DIRECTION: For each line of the data below that holds "page", copy the line.

***

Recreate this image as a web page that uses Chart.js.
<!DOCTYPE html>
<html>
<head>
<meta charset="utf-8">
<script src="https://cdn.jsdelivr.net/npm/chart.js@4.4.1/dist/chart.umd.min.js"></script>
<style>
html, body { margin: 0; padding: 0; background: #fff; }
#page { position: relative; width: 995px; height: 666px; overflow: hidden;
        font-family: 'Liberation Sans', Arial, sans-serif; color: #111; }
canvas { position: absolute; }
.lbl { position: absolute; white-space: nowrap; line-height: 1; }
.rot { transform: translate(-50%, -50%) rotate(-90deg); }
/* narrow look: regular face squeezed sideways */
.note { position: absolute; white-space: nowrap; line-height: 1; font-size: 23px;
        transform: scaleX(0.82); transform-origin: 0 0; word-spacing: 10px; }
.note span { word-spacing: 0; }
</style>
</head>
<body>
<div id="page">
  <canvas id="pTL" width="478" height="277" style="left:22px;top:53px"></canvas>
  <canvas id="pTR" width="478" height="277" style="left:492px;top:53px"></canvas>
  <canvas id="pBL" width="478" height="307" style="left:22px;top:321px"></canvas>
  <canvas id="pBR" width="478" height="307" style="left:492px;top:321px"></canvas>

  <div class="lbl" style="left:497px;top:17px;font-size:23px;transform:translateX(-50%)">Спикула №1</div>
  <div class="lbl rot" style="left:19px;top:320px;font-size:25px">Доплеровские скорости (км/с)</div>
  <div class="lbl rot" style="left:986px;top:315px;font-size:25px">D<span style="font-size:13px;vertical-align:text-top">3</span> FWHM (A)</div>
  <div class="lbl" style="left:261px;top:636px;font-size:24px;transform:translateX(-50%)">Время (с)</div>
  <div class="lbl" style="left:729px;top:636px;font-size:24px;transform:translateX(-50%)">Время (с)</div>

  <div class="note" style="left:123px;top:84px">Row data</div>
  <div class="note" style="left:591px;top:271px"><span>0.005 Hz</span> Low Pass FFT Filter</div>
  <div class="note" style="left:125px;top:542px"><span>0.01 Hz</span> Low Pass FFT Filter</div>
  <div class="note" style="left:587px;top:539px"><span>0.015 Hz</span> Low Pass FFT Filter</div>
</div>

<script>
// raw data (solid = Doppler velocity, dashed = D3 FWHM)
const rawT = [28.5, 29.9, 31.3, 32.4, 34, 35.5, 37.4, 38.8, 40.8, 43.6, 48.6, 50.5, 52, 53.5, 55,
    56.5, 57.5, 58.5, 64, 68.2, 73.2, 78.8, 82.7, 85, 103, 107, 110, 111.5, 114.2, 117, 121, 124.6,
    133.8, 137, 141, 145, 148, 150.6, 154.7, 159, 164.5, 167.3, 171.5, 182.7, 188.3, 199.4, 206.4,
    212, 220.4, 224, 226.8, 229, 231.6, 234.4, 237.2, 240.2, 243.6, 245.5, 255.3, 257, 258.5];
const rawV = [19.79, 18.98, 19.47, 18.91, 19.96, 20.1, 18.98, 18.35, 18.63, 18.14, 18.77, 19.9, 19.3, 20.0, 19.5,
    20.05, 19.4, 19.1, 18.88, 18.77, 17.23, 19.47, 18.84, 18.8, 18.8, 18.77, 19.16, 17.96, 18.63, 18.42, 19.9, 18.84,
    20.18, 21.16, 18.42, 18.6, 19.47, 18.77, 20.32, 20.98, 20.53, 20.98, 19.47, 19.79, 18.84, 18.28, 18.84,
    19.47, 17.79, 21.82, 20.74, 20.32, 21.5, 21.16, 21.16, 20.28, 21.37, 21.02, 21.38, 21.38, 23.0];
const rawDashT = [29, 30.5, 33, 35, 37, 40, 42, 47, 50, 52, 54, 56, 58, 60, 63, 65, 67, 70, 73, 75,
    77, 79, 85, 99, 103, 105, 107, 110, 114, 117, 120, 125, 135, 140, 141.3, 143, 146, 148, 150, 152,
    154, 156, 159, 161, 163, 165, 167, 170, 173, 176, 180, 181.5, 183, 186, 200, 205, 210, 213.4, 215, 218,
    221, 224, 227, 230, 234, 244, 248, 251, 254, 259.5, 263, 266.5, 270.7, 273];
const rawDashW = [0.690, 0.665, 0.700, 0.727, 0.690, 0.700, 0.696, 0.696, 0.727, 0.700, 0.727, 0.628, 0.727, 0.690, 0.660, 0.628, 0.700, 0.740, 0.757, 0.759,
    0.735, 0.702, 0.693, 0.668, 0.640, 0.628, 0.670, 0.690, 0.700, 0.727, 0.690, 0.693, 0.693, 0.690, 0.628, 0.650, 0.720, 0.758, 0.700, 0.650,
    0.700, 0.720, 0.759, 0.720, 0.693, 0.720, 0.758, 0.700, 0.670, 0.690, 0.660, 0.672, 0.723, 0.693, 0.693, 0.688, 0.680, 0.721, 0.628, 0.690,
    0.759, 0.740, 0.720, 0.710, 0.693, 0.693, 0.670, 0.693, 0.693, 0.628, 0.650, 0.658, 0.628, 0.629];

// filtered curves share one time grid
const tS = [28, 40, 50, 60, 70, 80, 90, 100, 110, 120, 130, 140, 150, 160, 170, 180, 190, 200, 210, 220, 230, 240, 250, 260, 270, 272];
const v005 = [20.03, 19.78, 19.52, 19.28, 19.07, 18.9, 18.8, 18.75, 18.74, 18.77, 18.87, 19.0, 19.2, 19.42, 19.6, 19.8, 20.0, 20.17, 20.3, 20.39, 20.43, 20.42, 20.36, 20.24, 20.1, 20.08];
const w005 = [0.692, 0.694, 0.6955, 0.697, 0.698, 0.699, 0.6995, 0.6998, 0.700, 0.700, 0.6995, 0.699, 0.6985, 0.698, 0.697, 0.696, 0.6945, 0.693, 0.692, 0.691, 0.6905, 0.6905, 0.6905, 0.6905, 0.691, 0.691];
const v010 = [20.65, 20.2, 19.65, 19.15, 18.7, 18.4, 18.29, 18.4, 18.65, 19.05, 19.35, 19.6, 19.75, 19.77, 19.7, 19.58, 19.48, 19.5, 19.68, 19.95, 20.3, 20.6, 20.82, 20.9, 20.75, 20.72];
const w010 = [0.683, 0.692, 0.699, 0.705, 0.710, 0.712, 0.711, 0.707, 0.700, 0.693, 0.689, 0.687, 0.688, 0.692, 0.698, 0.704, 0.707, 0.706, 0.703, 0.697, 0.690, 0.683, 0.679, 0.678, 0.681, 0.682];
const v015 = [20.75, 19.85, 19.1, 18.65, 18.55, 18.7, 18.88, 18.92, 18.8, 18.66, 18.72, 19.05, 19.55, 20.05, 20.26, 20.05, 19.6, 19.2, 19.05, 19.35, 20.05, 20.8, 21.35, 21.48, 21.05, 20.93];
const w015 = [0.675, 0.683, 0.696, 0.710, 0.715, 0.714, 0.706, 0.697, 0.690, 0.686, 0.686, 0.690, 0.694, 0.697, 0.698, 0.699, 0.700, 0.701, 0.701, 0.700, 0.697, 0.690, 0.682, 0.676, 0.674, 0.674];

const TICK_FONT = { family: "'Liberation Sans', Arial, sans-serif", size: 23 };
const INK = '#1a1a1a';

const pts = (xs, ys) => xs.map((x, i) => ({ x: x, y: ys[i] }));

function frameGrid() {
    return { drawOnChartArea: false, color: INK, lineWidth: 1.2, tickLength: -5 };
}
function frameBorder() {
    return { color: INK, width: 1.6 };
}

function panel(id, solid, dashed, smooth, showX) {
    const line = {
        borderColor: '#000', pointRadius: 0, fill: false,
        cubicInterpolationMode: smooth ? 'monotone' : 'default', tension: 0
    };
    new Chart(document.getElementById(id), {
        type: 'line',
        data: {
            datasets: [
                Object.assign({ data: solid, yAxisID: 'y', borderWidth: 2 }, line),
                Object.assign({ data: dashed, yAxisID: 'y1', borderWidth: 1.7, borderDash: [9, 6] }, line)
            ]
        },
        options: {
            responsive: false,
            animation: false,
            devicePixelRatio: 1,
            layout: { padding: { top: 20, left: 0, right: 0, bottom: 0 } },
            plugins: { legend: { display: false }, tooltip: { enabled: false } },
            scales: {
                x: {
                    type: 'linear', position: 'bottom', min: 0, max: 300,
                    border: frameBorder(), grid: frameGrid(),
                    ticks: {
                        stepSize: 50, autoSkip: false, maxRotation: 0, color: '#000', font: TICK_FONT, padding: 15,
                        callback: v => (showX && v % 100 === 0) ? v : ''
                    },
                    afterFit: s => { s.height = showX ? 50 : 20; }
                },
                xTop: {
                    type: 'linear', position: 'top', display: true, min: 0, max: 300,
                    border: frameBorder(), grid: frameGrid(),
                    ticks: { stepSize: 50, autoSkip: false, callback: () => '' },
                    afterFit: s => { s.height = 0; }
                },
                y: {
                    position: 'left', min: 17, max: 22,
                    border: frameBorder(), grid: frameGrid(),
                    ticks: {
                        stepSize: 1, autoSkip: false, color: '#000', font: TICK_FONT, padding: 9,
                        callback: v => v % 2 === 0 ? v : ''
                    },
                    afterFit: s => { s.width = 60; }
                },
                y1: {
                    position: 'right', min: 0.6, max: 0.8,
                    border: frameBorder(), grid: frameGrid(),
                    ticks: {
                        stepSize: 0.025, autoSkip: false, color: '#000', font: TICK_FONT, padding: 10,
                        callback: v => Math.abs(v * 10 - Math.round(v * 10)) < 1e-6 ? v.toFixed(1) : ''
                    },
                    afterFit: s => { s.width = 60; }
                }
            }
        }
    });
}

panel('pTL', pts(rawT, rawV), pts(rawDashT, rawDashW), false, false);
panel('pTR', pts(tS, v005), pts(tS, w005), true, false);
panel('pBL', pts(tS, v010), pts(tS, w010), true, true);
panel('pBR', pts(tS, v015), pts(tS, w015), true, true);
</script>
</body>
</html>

***

OUTPUT OF THE TASK:
Recreate this image as a web page that uses Chart.js.
#page { position: relative; width: 995px; height: 666px; overflow: hidden;
<div id="page">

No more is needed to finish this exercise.